#### SUPPLIED DATA ####

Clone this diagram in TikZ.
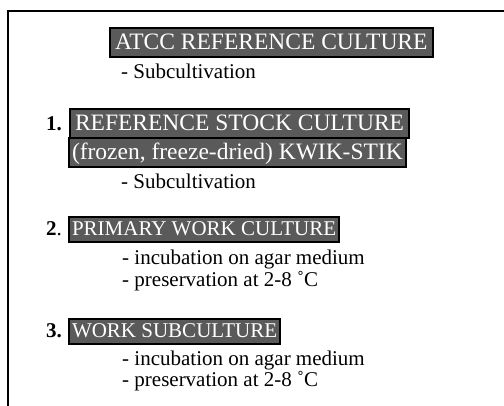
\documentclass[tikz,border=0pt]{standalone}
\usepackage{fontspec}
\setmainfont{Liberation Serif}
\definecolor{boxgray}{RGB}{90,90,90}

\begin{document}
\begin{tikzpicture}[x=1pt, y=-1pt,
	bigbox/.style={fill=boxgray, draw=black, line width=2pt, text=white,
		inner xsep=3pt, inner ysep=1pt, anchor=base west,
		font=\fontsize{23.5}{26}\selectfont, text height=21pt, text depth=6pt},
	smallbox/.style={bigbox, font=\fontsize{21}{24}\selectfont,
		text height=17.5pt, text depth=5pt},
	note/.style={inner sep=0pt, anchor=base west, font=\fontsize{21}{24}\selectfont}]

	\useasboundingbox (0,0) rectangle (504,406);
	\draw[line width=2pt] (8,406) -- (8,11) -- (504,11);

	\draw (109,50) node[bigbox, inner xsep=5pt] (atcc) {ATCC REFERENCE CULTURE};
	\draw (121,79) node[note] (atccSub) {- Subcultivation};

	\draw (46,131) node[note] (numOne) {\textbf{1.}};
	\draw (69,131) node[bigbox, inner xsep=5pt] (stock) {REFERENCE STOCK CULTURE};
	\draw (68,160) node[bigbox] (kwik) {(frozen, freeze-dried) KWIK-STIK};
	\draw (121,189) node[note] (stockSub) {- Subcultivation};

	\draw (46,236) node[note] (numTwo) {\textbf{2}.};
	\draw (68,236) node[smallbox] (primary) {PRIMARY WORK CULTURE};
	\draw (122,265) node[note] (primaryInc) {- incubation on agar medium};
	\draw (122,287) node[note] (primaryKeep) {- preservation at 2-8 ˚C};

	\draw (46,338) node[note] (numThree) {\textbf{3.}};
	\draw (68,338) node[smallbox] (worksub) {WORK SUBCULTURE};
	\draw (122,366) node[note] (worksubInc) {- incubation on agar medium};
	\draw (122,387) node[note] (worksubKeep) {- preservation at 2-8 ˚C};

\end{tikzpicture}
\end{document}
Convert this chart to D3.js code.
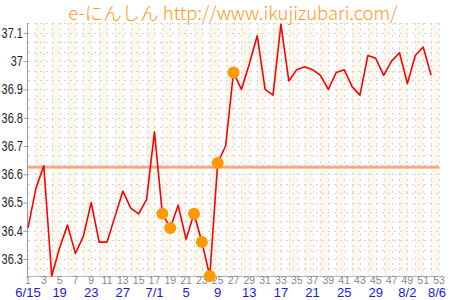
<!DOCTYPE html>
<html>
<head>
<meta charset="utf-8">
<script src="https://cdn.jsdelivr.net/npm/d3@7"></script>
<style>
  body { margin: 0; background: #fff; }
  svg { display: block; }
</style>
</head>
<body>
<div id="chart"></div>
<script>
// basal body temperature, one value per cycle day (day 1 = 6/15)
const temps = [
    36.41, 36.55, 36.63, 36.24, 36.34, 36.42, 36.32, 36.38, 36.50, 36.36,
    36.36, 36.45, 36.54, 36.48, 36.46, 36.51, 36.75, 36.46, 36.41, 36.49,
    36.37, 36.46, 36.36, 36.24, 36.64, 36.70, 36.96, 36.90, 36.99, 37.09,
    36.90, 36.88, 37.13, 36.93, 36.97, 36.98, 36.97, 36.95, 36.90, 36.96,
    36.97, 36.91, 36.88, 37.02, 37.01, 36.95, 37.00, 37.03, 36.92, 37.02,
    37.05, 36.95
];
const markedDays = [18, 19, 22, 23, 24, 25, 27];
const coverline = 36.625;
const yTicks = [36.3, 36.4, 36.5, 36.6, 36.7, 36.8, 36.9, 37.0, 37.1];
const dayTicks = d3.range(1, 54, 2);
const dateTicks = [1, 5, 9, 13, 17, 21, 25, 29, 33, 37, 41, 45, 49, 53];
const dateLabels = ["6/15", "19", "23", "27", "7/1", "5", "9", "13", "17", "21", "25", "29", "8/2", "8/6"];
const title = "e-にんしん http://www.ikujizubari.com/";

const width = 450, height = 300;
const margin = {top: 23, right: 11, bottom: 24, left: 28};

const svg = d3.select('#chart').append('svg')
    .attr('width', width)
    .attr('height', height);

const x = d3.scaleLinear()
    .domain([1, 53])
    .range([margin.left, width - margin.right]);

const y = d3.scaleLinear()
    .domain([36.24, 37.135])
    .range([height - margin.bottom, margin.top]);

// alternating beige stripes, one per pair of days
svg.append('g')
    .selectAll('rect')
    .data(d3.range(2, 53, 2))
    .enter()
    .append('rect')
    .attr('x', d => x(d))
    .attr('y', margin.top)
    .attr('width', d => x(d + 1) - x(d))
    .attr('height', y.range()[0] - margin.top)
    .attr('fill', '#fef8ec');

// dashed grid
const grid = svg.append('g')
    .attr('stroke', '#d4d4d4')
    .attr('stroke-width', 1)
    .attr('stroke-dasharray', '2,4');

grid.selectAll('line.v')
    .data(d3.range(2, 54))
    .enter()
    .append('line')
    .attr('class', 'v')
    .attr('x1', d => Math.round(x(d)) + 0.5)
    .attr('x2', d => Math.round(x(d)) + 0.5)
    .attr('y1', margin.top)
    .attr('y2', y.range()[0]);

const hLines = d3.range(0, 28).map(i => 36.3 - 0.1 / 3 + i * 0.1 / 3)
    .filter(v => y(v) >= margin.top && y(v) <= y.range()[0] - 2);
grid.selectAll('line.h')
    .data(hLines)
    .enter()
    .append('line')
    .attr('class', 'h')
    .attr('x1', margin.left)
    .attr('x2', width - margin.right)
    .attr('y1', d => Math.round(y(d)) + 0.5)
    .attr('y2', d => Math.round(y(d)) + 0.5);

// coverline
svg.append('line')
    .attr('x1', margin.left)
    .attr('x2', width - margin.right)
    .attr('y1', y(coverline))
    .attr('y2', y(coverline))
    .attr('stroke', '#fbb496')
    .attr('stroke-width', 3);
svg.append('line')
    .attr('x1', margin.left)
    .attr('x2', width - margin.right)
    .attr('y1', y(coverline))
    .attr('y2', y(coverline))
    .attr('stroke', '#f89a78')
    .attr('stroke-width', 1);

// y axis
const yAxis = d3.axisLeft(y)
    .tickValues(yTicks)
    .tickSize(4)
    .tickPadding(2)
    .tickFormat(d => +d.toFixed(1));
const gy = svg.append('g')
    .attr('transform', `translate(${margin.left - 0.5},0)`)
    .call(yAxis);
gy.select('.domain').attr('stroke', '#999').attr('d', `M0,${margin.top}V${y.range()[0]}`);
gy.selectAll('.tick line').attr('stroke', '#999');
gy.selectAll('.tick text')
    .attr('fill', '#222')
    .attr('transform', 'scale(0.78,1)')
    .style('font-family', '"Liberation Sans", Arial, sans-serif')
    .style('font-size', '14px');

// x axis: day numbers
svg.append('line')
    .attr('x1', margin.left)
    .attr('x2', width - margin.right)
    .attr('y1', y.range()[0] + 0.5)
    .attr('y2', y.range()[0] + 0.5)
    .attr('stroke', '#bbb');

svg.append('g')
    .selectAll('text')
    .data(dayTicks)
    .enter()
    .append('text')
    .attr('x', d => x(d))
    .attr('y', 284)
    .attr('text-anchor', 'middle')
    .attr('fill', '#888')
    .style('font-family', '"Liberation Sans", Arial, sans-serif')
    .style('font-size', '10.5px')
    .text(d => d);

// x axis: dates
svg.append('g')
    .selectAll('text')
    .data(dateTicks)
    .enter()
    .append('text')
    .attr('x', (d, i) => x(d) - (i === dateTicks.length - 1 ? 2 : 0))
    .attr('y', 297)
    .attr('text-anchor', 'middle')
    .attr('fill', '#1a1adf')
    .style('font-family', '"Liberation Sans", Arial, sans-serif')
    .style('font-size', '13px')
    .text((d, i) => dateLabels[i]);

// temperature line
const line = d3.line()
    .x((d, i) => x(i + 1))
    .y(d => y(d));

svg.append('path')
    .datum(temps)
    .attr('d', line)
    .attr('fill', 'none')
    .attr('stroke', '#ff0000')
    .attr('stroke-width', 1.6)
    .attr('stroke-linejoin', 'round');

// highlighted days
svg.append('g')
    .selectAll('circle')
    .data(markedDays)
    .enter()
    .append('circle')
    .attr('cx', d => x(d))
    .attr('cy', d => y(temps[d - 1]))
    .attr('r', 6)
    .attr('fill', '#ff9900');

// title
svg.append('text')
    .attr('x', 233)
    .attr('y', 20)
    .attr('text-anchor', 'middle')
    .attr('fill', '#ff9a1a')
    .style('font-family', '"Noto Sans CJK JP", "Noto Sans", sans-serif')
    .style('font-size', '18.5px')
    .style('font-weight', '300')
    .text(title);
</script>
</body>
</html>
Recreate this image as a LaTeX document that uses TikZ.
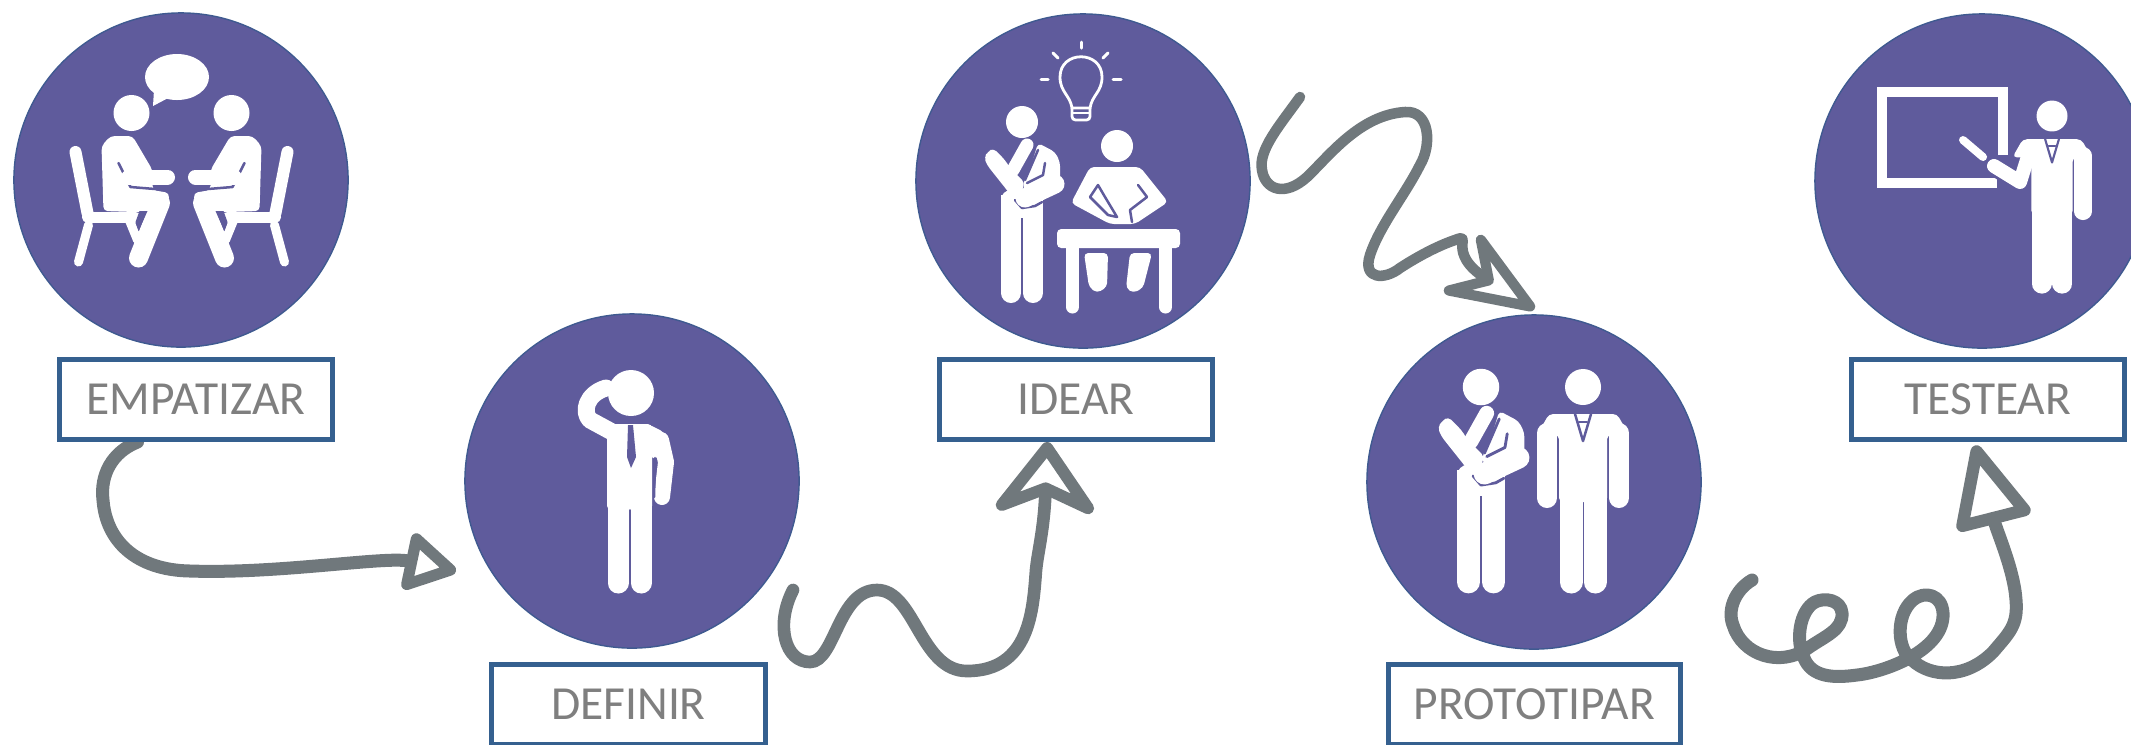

####

- WHAT YOU WILL DO: From the entries above, list each line with "chart" in it.

- SOLUTION TO THIS TASK:
Convert this chart to D3.js code.
<div id="chart"></div>
const svg = d3.select('#chart').append('svg')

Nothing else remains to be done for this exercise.